#### [Requirements]
Reproduce word for word the lines from the beginning of the entries to the line with "(0,0) rectangle (819,623);", both included, but none of the pictures.

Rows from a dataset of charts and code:
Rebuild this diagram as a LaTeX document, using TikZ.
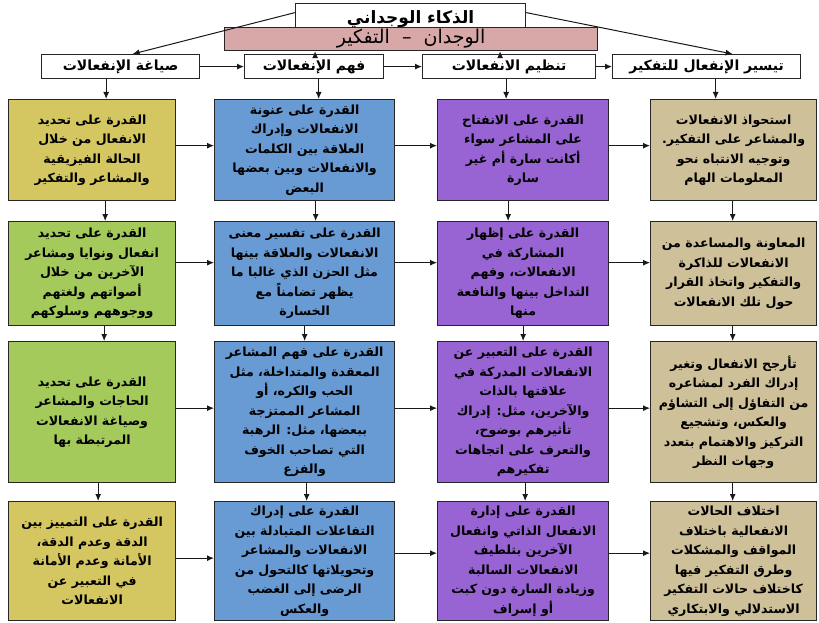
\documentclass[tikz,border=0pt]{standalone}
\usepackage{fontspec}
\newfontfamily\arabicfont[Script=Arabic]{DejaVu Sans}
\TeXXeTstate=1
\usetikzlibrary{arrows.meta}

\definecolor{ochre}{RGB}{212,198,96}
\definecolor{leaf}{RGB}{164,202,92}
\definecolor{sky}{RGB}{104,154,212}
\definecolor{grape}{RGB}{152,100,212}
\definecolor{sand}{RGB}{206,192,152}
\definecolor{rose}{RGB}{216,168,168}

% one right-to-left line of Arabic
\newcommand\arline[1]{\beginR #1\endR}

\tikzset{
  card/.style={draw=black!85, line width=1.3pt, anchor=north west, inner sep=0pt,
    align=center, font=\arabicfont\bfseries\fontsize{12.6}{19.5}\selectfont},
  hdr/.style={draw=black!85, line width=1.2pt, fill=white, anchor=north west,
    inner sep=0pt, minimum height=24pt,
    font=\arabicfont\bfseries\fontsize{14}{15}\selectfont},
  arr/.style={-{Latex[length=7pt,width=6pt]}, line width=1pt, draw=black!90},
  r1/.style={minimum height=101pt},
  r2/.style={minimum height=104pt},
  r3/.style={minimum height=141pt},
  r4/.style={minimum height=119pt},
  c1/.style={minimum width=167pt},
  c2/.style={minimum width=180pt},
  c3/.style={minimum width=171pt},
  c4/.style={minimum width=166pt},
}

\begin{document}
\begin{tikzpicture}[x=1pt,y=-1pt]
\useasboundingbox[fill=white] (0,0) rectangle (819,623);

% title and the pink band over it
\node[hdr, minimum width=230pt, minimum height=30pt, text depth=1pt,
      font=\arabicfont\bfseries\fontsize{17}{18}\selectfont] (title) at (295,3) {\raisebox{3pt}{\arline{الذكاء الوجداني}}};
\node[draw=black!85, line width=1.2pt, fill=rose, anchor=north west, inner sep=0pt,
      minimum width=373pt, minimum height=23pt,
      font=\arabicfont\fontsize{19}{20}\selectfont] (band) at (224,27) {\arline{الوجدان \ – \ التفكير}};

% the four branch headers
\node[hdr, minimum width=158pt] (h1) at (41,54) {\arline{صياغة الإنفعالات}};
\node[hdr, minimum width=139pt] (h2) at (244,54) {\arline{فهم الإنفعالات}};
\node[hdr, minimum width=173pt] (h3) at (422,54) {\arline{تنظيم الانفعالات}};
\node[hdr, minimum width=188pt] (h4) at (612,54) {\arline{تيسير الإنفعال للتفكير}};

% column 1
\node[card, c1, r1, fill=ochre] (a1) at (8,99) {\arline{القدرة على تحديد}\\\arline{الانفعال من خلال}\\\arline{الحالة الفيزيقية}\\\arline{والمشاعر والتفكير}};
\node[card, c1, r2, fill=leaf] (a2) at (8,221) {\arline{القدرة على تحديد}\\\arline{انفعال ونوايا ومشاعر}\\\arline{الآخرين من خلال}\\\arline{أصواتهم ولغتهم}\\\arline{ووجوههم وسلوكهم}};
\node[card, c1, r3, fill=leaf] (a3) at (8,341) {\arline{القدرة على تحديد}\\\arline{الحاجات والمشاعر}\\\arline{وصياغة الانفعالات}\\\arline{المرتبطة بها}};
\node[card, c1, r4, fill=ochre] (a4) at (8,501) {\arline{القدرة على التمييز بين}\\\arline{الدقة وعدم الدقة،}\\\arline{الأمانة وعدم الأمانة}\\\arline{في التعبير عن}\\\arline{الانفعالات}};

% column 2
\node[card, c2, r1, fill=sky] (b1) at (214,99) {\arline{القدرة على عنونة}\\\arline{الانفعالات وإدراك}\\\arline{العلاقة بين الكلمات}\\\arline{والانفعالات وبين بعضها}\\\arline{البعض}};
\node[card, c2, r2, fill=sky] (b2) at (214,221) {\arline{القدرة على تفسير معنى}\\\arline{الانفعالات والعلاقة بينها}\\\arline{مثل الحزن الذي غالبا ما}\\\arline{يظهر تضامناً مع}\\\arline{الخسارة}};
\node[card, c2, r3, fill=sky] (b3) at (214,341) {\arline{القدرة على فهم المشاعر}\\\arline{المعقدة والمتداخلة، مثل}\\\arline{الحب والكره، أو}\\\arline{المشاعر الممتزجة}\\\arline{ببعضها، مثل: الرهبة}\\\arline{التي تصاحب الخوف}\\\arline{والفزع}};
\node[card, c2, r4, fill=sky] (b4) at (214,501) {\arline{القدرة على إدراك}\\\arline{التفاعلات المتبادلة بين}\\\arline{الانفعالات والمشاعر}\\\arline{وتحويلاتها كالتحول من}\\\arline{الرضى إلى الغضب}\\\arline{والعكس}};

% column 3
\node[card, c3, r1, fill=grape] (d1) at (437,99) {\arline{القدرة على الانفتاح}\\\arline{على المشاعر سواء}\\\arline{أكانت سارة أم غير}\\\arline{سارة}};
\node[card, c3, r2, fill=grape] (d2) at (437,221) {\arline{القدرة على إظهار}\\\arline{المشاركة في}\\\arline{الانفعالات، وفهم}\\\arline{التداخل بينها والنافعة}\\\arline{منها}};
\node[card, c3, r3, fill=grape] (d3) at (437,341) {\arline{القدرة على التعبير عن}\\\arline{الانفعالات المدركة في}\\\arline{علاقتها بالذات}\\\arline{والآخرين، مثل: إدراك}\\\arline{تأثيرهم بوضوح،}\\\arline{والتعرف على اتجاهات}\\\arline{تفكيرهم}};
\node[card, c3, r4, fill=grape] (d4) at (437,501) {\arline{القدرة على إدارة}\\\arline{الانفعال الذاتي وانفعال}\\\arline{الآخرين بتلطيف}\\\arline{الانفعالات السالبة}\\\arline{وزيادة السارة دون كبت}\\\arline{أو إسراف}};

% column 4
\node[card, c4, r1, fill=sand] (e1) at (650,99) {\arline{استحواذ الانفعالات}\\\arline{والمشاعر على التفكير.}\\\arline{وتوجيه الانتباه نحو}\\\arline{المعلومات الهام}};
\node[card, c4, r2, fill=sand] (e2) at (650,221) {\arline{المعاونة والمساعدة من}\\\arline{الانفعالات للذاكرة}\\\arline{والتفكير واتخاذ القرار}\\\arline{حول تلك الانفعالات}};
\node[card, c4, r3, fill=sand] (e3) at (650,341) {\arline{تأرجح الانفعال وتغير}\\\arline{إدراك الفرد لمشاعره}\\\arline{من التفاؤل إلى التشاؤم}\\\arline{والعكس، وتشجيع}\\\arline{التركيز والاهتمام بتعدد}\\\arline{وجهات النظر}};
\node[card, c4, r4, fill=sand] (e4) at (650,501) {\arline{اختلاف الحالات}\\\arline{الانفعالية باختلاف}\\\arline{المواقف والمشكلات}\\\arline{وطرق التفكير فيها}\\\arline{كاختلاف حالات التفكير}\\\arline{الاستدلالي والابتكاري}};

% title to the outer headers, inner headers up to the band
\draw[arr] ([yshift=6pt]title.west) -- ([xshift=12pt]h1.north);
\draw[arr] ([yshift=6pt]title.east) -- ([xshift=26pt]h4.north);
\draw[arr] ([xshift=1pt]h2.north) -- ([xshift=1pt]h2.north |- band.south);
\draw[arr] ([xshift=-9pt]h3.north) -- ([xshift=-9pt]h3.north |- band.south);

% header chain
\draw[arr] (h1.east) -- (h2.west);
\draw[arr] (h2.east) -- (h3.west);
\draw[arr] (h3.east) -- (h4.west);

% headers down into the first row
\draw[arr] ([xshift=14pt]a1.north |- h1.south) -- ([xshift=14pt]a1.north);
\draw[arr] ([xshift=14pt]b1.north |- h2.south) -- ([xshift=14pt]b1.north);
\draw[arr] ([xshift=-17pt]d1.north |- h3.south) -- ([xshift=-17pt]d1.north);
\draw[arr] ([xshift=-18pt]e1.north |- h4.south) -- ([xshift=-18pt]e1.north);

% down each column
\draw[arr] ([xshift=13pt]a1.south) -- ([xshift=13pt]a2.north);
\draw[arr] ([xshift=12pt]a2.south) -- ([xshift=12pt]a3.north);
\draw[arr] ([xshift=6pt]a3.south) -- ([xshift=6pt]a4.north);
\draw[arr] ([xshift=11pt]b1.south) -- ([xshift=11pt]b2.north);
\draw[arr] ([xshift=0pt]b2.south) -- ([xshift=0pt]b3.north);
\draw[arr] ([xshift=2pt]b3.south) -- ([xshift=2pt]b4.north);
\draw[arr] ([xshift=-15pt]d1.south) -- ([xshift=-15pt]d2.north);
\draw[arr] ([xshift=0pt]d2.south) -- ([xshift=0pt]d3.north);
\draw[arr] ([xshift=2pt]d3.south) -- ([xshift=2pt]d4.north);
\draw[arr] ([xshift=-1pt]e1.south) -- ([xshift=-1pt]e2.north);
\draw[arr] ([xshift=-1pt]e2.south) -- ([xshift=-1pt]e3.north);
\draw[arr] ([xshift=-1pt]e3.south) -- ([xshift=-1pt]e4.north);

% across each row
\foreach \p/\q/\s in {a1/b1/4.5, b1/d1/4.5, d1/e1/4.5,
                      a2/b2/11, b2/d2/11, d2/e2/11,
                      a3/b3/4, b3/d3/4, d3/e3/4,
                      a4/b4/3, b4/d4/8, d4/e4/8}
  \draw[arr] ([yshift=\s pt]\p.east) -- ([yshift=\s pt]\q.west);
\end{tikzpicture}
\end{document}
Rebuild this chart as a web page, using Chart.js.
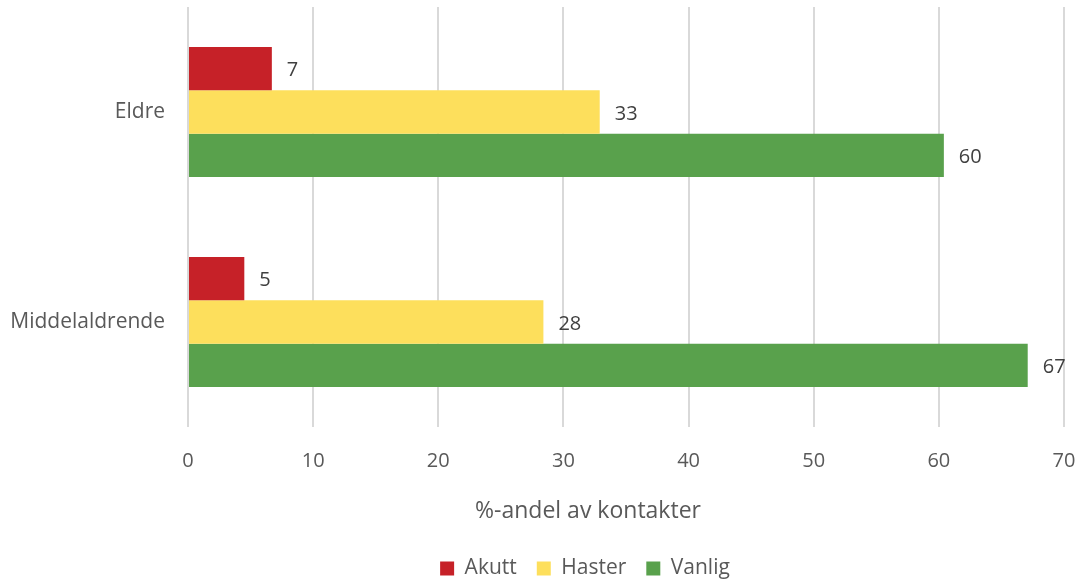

#### [Result]
Rebuild this diagram as a LaTeX document, using TikZ.
\documentclass[tikz,border=0pt]{standalone}
\usepackage{fontspec}
\newfontfamily\arabicfont[Script=Arabic]{DejaVu Sans}
\TeXXeTstate=1
\usetikzlibrary{arrows.meta}

\definecolor{ochre}{RGB}{212,198,96}
\definecolor{leaf}{RGB}{164,202,92}
\definecolor{sky}{RGB}{104,154,212}
\definecolor{grape}{RGB}{152,100,212}
\definecolor{sand}{RGB}{206,192,152}
\definecolor{rose}{RGB}{216,168,168}

% one right-to-left line of Arabic
\newcommand\arline[1]{\beginR #1\endR}

\tikzset{
  card/.style={draw=black!85, line width=1.3pt, anchor=north west, inner sep=0pt,
    align=center, font=\arabicfont\bfseries\fontsize{12.6}{19.5}\selectfont},
  hdr/.style={draw=black!85, line width=1.2pt, fill=white, anchor=north west,
    inner sep=0pt, minimum height=24pt,
    font=\arabicfont\bfseries\fontsize{14}{15}\selectfont},
  arr/.style={-{Latex[length=7pt,width=6pt]}, line width=1pt, draw=black!90},
  r1/.style={minimum height=101pt},
  r2/.style={minimum height=104pt},
  r3/.style={minimum height=141pt},
  r4/.style={minimum height=119pt},
  c1/.style={minimum width=167pt},
  c2/.style={minimum width=180pt},
  c3/.style={minimum width=171pt},
  c4/.style={minimum width=166pt},
}

\begin{document}
\begin{tikzpicture}[x=1pt,y=-1pt]
\useasboundingbox[fill=white] (0,0) rectangle (819,623);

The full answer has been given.